USA:
The schooner yacht
America- racing yacht, Confederate blockade runner, and Union warship.
America gained her fame in 1851, joining the Royal Yacht Squadron in a race against 14 British ships in a 53-mile race around the Isle of Wight. She beat her closest competition by 22 minutes, and the third by an hour. Watching from her royal yacht, Queen Victoria supposedly asked which ship was second, and received the famous reply- "Your majesty, there is no second."
America was handed down through a number of owners, and ended up renamed as the Memphis serving as a blockade runner for the Confederacy. After the fall of Jacksonville, however, she was scuttled by retreating Confederate forces. Despite this, she was refloated by the Union, refitted with bronze cannons (1 12-pounder in the bow, 2 24-pounders amidships) and sent to join the blockade of Charleston.

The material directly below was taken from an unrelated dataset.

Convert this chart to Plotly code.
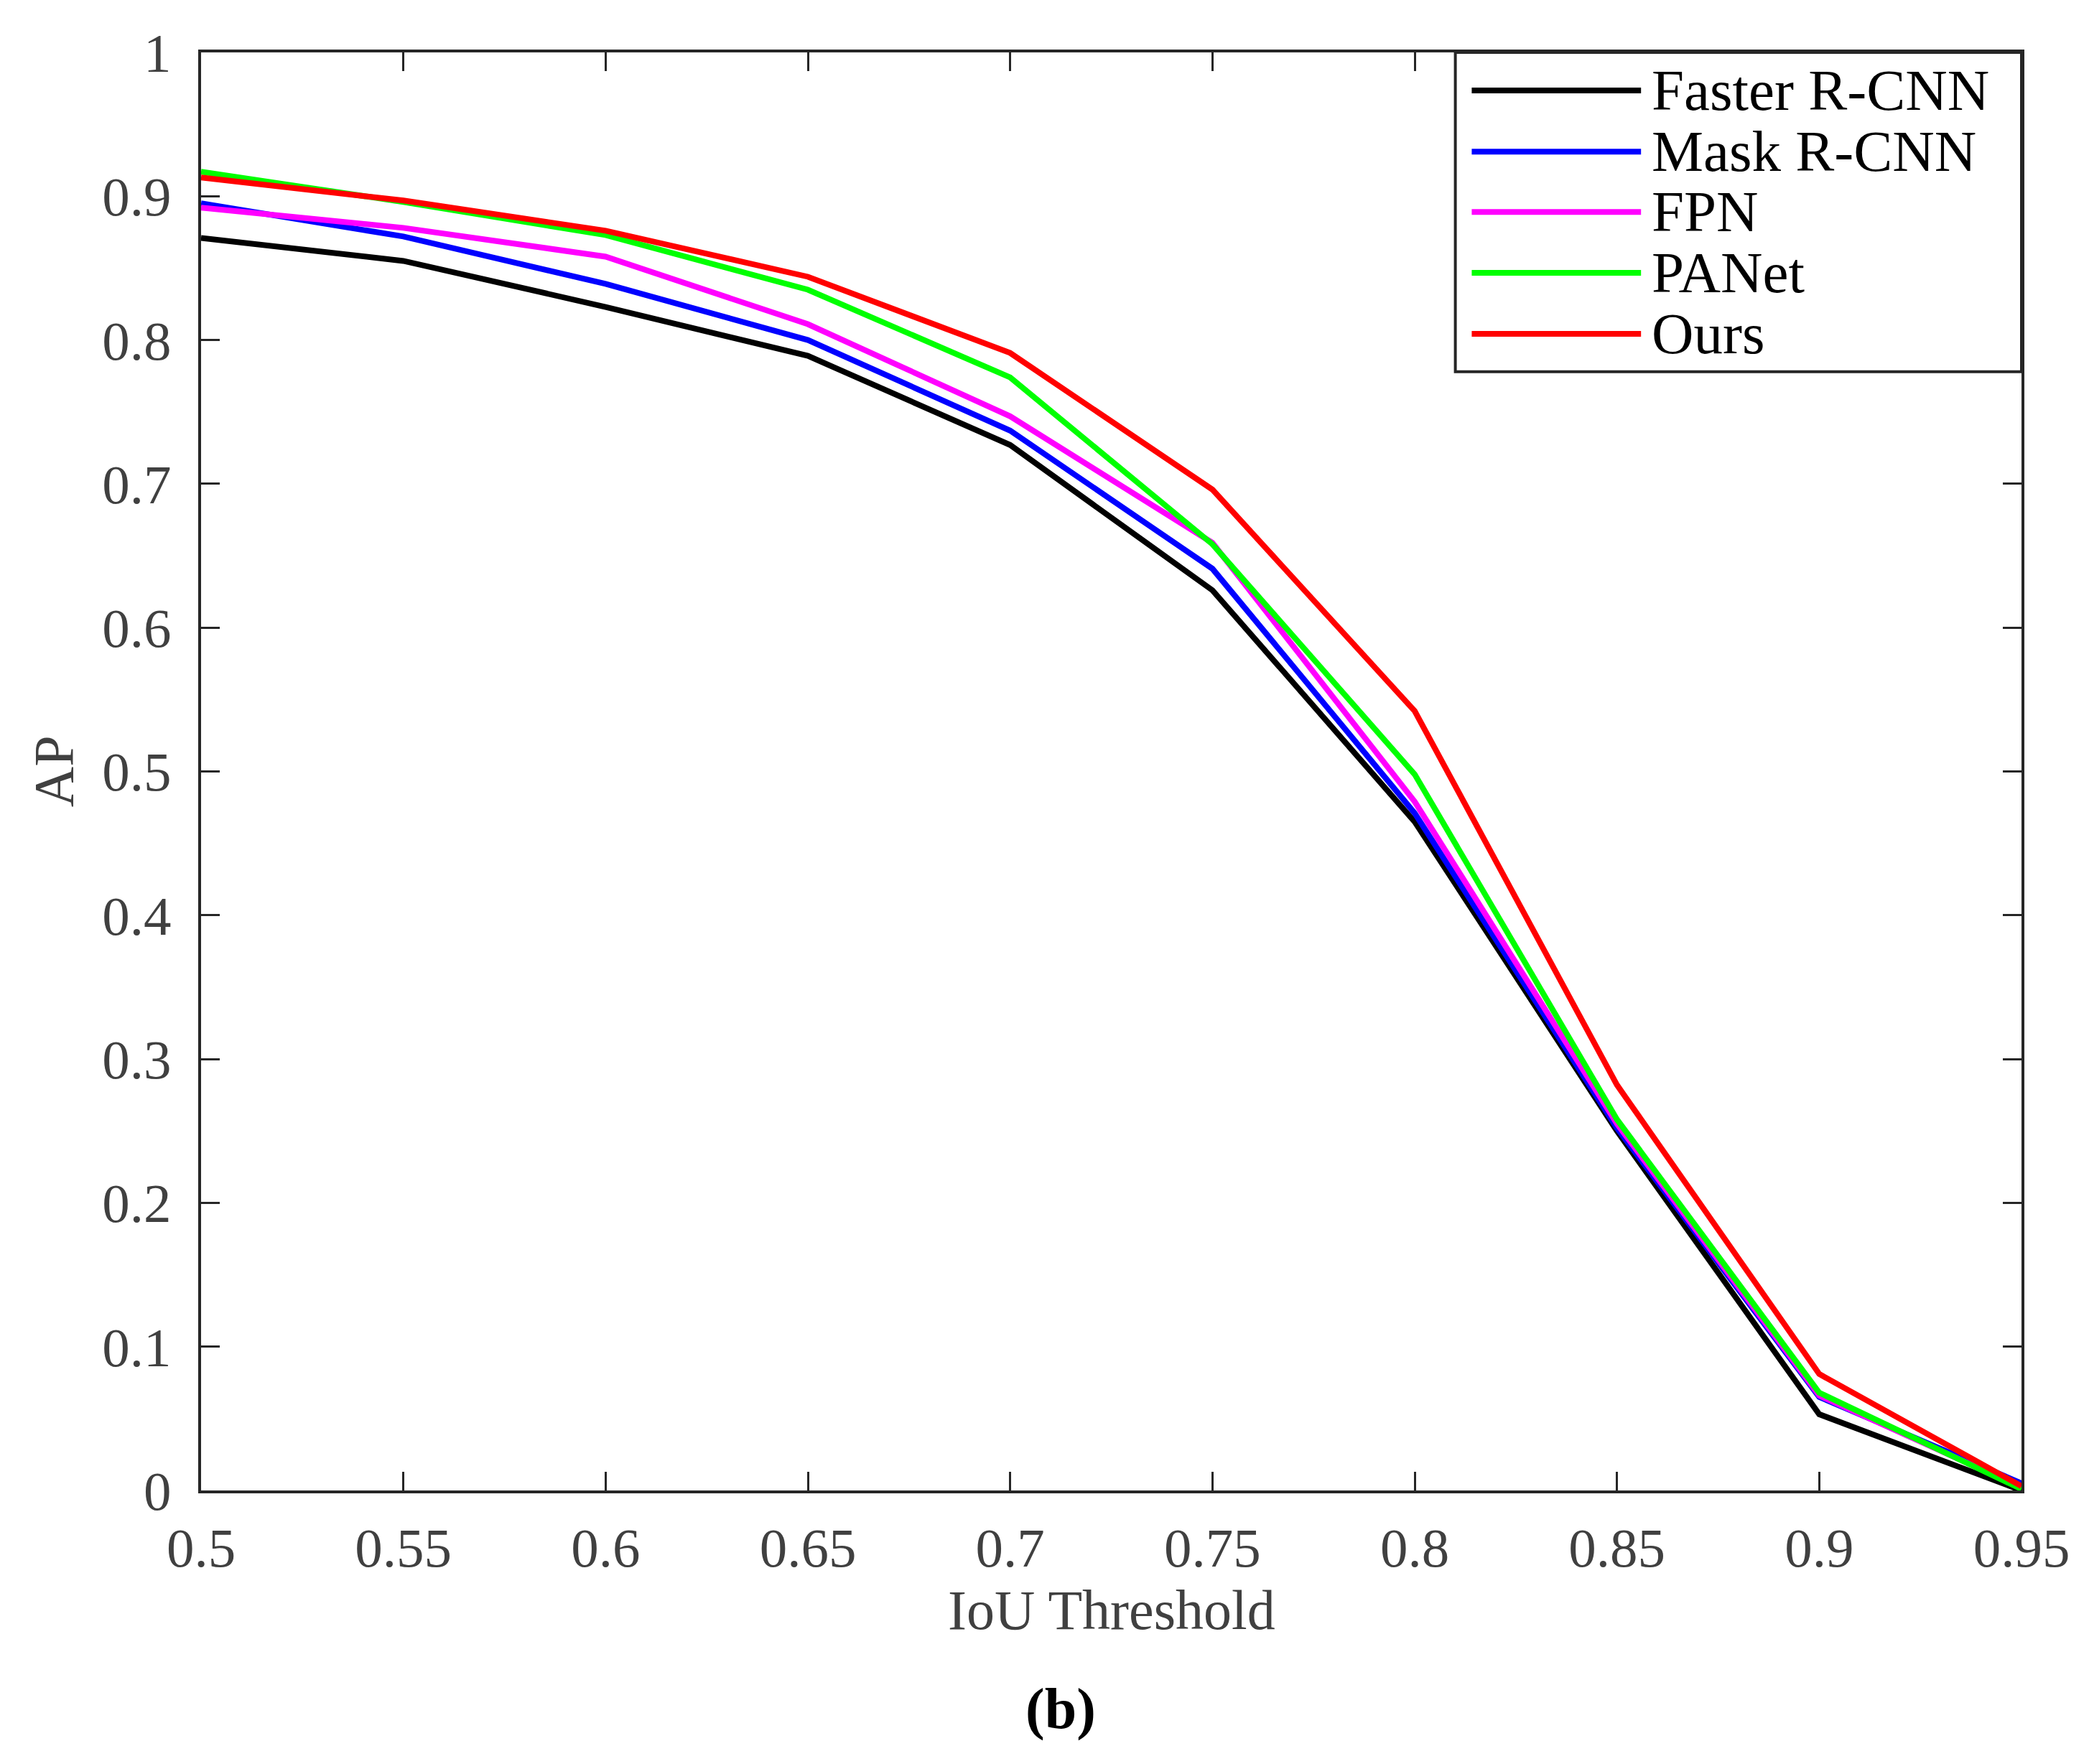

She served as a training ship with the Naval Academy until 1873 until she was sold out of service in 1873, went through several more owners, and was eventually donated back to the Naval Academy in 1921 where she received the hull number IX-41.
Despite the best efforts of the likes of President Roosevelt and Admiral Halsey to restore her, America rotted for years, and was eventually moved to a shed for preliminary repairs, though no full refit was ever authorised and was believed to be too costly. The shed collapsed in 1942, and the shed and the ship were scrapped and burned in 1945.